If your API is paginated and fetching one result means fetching a whole page, cache the page so the next materialization call for the same page is free.

Cache.ClearStale();

var entries = await Cache.Pages
    .GetOrAdd($"page:{pageIndex}", _ => (DateTimeOffset.UtcNow, FetchPageAsync(pageIndex)))
    .task;

var issue = entries[posInPage];
Content[N.Ticket.Subject] = issue.Subject;
Content[N.Ticket.Body]    = issue.Body;
Content[N.Ticket.Url]     = issue.Url;

async Task<List<Issue>> FetchPageAsync(int page)
{
    using var httpClient = CreateHttpClient();
    var response = await httpClient.GetAsync(
        $"https://issues.example.com/api/results?page={page}&limit=20",
        CancellationToken);
    response.EnsureSuccessStatusCode();
    return await response.Content.ReadFromJsonAsync<List<Issue>>(CancellationToken);
}

public record Issue(string Subject, string Body, string Url);

public static class Cache
{
    public static readonly ConcurrentDictionary<string, (DateTimeOffset created, Task<List<Issue>> task)> Pages = new();

    public static void ClearStale()
    {
        var cutoff = TimeSpan.FromMinutes(30);
        foreach (var kv in Pages)
        {
            if (DateTimeOffset.UtcNow - kv.Value.created > cutoff)
                Pages.TryRemove(kv.Key, out _);
        }
    }
}

Keep TTLs short (15–30 minutes). The materialize scope is shared across concurrent users — always use ConcurrentDictionary and always call ClearStale() to avoid unbounded memory growth.

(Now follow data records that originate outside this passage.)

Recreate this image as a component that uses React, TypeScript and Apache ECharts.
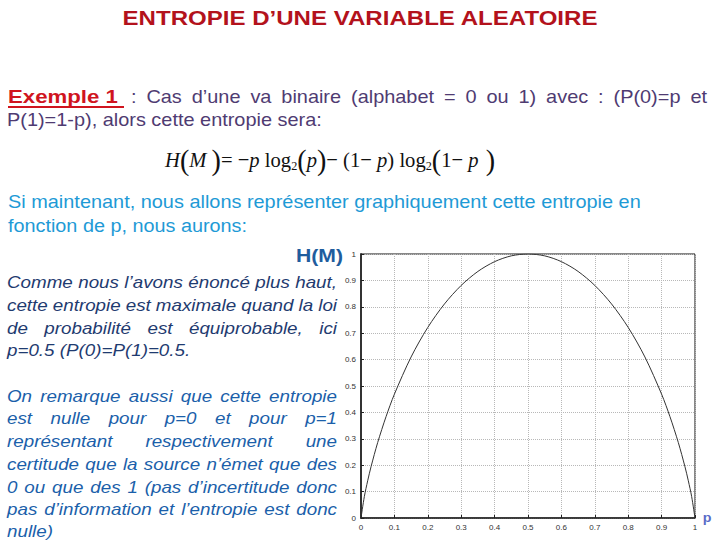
import React, { useEffect, useRef } from "react";
import * as echarts from "echarts";

// ---- data ----
const pValues = [0, 0.01, 0.02, 0.03, 0.05, 0.075, 0.1, 0.15, 0.2, 0.25, 0.3, 0.35, 0.4, 0.45, 0.5, 0.55, 0.6, 0.65, 0.7, 0.75, 0.8, 0.85, 0.9, 0.925, 0.95, 0.97, 0.98, 0.99, 1];
const hValues = [0, 0.081, 0.141, 0.194, 0.286, 0.384, 0.469, 0.61, 0.722, 0.811, 0.881, 0.934, 0.971, 0.993, 1, 0.993, 0.971, 0.934, 0.881, 0.811, 0.722, 0.61, 0.469, 0.384, 0.286, 0.194, 0.141, 0.081, 0];

const titleText = "ENTROPIE D\u2019UNE VARIABLE ALEATOIRE";
const exampleLabel = "Exemple 1";
const exampleLine1 = ": Cas d\u2019une va binaire (alphabet = 0 ou 1) avec :  (P(0)=p et";
const exampleLine2 = "P(1)=1-p), alors cette entropie sera:";
const introLines = [
  "Si maintenant, nous allons représenter graphiquement cette entropie en",
  "fonction de p, nous aurons:",
];
const yAxisName = "H(M)";
const xAxisName = "p";
const para1 = [
  "Comme nous l\u2019avons énoncé plus haut,",
  "cette entropie est maximale quand la loi",
  "de probabilité est équiprobable, ici",
  "p=0.5 (P(0)=P(1)=0.5.",
];
const para2 = [
  "On remarque aussi que cette entropie",
  "est nulle pour p=0 et pour p=1",
  "représentant respectivement une",
  "certitude que la source n\u2019émet que des",
  "0 ou que des 1 (pas d\u2019incertitude donc",
  "pas d\u2019information et l\u2019entropie est donc",
  "nulle)",
];

const SANS = "'Liberation Sans', Arial, sans-serif";
const SERIF = "'Liberation Serif', 'Times New Roman', serif";

let ctx: CanvasRenderingContext2D | null = null;
function measure(text: string, font: string): number {
  if (!ctx) ctx = document.createElement("canvas").getContext("2d");
  ctx!.font = font;
  return ctx!.measureText(text).width;
}

function textEl(text: string, x: number, y: number, font: string, fill: string, align = "left", sx = 1) {
  return {
    type: "text",
    x,
    y,
    scaleX: sx,
    silent: true,
    style: { text, font, fill, align, verticalAlign: "middle" },
  };
}

// single line stretched to a given width
function fitted(text: string, x: number, y: number, width: number, font: string, fill: string, align = "left") {
  const sx = width / measure(text, font);
  return textEl(text, x, y, font, fill, align, sx);
}

function justified(line: string, x0: number, x1: number, y: number, font: string, fill: string, sx: number) {
  const words = line.split(/\s+/).filter((w) => w.length);
  const widths = words.map((w) => measure(w, font) * sx);
  const total = widths.reduce((a, b) => a + b, 0);
  const gap = words.length > 1 ? (x1 - x0 - total) / (words.length - 1) : 0;
  const els: any[] = [];
  let x = x0;
  words.forEach((w, i) => {
    els.push(textEl(w, x, y, font, fill, "left", sx));
    x += widths[i] + gap;
  });
  return els;
}

function sequence(parts: { t: string; f: string; dy?: number }[], x0: number, x1: number, y: number, fill: string) {
  const widths = parts.map((p) => measure(p.t, p.f));
  const total = widths.reduce((a, b) => a + b, 0);
  const sx = (x1 - x0) / total;
  const els: any[] = [];
  let x = x0;
  parts.forEach((p, i) => {
    els.push(textEl(p.t, x, y + (p.dy || 0), p.f, fill, "left", sx));
    x += widths[i] * sx;
  });
  return els;
}

export default function App() {
  const ref = useRef<HTMLDivElement>(null);
  useEffect(() => {
    if (!ref.current) return;
    const chart = echarts.init(ref.current, null, { renderer: "svg" });

    const purple = "#4F3B72";
    const fBody = `18px ${SANS}`;
    const fItal = `italic 17px ${SANS}`;
    const graphics: any[] = [];

    graphics.push(fitted(titleText, 360, 18, 476, `bold 21px ${SANS}`, "#B3121C", "center"));

    // Exemple 1
    graphics.push(fitted(exampleLabel, 8, 97, 110, `bold 18px ${SANS}`, "#D0141E"));
    graphics.push({
      type: "line",
      silent: true,
      shape: { x1: 8, y1: 107, x2: 124, y2: 107 },
      style: { stroke: "#D0141E", lineWidth: 2 },
    });
    const bodySx = 315 / measure(exampleLine2, fBody);
    graphics.push(...justified(exampleLine1, 131, 707, 97, fBody, purple, bodySx));
    graphics.push(textEl(exampleLine2, 7, 120, fBody, purple, "left", bodySx));

    // Formula
    const fi = `italic 22px ${SERIF}`;
    const fn = `22px ${SERIF}`;
    const fp = `30px ${SERIF}`;
    const fs = `13px ${SERIF}`;
    graphics.push(
      ...sequence(
        [
          { t: "H", f: fi },
          { t: "(", f: fp },
          { t: "M ", f: fi },
          { t: ")", f: fp },
          { t: "= \u2212", f: fn },
          { t: "p", f: fi },
          { t: " log", f: fn },
          { t: "2", f: fs, dy: 6 },
          { t: "(", f: fp },
          { t: "p", f: fi },
          { t: ")", f: fp },
          { t: "\u2212 (1\u2212 ", f: fn },
          { t: "p", f: fi },
          { t: ") log", f: fn },
          { t: "2", f: fs, dy: 6 },
          { t: "(", f: fp },
          { t: "1\u2212 ", f: fn },
          { t: "p", f: fi },
          { t: " )", f: fp },
        ],
        165,
        495,
        160,
        "#111"
      )
    );

    // Intro
    graphics.push(fitted(introLines[0], 8, 202, 633, fBody, "#1E9AD6"));
    graphics.push(fitted(introLines[1], 8, 226, 239, fBody, "#1E9AD6"));
    graphics.push(fitted(yAxisName, 343, 255, 47, `bold 19px ${SANS}`, "#1F5D9E", "right"));
    graphics.push(textEl(xAxisName, 707, 518, `bold 13px ${SANS}`, "#5A6CC8", "center", 1.1));

    // paragraphs
    const italSx = (187 / measure(para1[3], fItal) + 45 / measure(para2[6], fItal)) / 2;
    const p1y = [282, 305, 328, 350];
    para1.forEach((l, i) => {
      if (i < para1.length - 1) graphics.push(...justified(l, 7, 337, p1y[i], fItal, "#1F3B70", italSx));
      else graphics.push(textEl(l, 7, p1y[i], fItal, "#1F3B70", "left", italSx));
    });
    const p2y = [396, 418, 441, 464, 487, 509, 531];
    para2.forEach((l, i) => {
      if (i < para2.length - 1) graphics.push(...justified(l, 7, 337, p2y[i], fItal, "#1B5FAA", italSx));
      else graphics.push(textEl(l, 7, p2y[i], fItal, "#1B5FAA", "left", italSx));
    });

    const fmt = (v: number) => (v === 0 ? "0" : v === 1 ? "1" : v.toFixed(1));

    chart.setOption({
      animation: false,
      backgroundColor: "#ffffff",
      grid: {
        left: 361,
        right: 25,
        top: 254,
        bottom: 22,
        show: true,
        borderColor: "#111",
        borderWidth: 1,
      },
      xAxis: {
        type: "value",
        min: 0,
        max: 1,
        interval: 0.1,
        axisLine: { show: true, lineStyle: { color: "#222", width: 1.5 } },
        axisTick: { show: true, inside: true, length: 3, lineStyle: { color: "#222" } },
        axisLabel: { fontSize: 8, color: "#333", margin: 5, formatter: fmt, fontFamily: SANS },
        splitLine: { show: true, lineStyle: { type: "dotted", color: "#b8b8b8" } },
      },
      yAxis: {
        type: "value",
        min: 0,
        max: 1,
        interval: 0.1,
        axisLine: { show: true, lineStyle: { color: "#333", width: 2 } },
        axisTick: { show: true, inside: true, length: 3, lineStyle: { color: "#222" } },
        axisLabel: { fontSize: 8, color: "#333", margin: 5, formatter: fmt, fontFamily: SANS },
        splitLine: { show: true, lineStyle: { type: "dotted", color: "#b8b8b8" } },
      },
      series: [
        {
          type: "line",
          data: pValues.map((p, i) => [p, hValues[i]]),
          smooth: 0.3,
          showSymbol: false,
          lineStyle: { color: "#333", width: 1 },
        },
      ],
      graphic: graphics,
    });
    return () => chart.dispose();
  }, []);
  return (
    <div
      ref={ref}
      style={{ position: "absolute", left: 0, top: 0, width: 720, height: 540, background: "#fff" }}
    />
  );
}
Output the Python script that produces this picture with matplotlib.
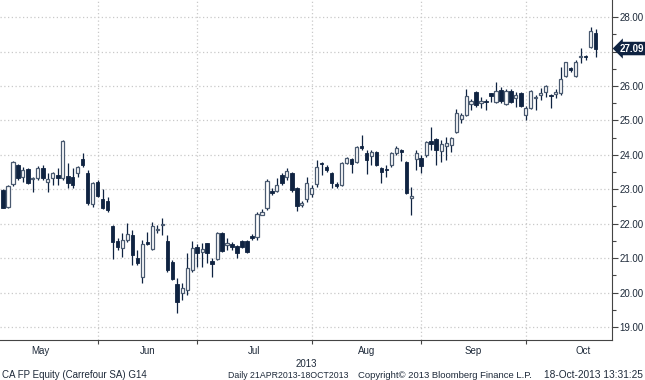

When to use federated search

Good use cases:

External knowledge bases — Confluence, SharePoint, Notion, and similar tools that have a search API but whose content you don't want to duplicate.
Public or partner APIs — academic repositories, patent databases, regulatory filing systems, supplier catalogs.
Legacy systems without an export path — if the system has a search endpoint, federated search can surface its results immediately.
Live data — results that must be real-time and can't tolerate the lag of an ingestion pipeline (stock levels, live case statuses).

Poor use cases:

Frequently queried, mostly static content — ingest it via a connector so the workspace can tokenize, embed, and rank it together with everything else.
High-traffic corpora — every workspace query triggers a call to the external API. At hundreds of queries per second, rate limits and latency become serious problems. Use a pull-based connector instead.
Content that needs facets or graph relationships — virtual nodes are temporary and cannot be traversed or filtered the way real graph nodes can.

Limits and behavior notes

Virtual nodes are in-memory only. They are never persisted and will be cleared after inactivity. Do not rely on them for durability.
A slow external API delays the entire search response for that user. Always pass CancellationToken and set httpClient.Timeout.
ACL filters do not automatically apply to virtual nodes. If the external system has its own permission model, filter results for UserUID inside the search code before adding them to scoredUIDs.
Federated results participate in type-based facets (the node type you assign), but cannot be filtered by graph-derived facets because they have no persistent graph edges.
The result count shown to users is limited to however many virtual nodes you return — it may not match the external system's totalResults.

Common pitfalls

No timeout on HTTP calls. A slow external API blocks the search response for every user. Set httpClient.Timeout and pass CancellationToken to every async call.
Hardcoded secrets in code. Use environment variables or the workspace secrets store. Never embed API keys directly in the index code.
Too many lazy nodes. Returning 10 000 virtual shells means 10 000 potential materialization calls. Cap results at what users will actually page through — 200–500 is usually more than enough.
Throwing on API errors. If the external API is down, return KeyedScoredUIDs.Empty() rather than throwing. A failed federated index should degrade gracefully and still return native results.
Cache without cleanup. An unbounded cache in the materialize scope leaks memory permanently. Always call ClearStale() at the top of the materialize code.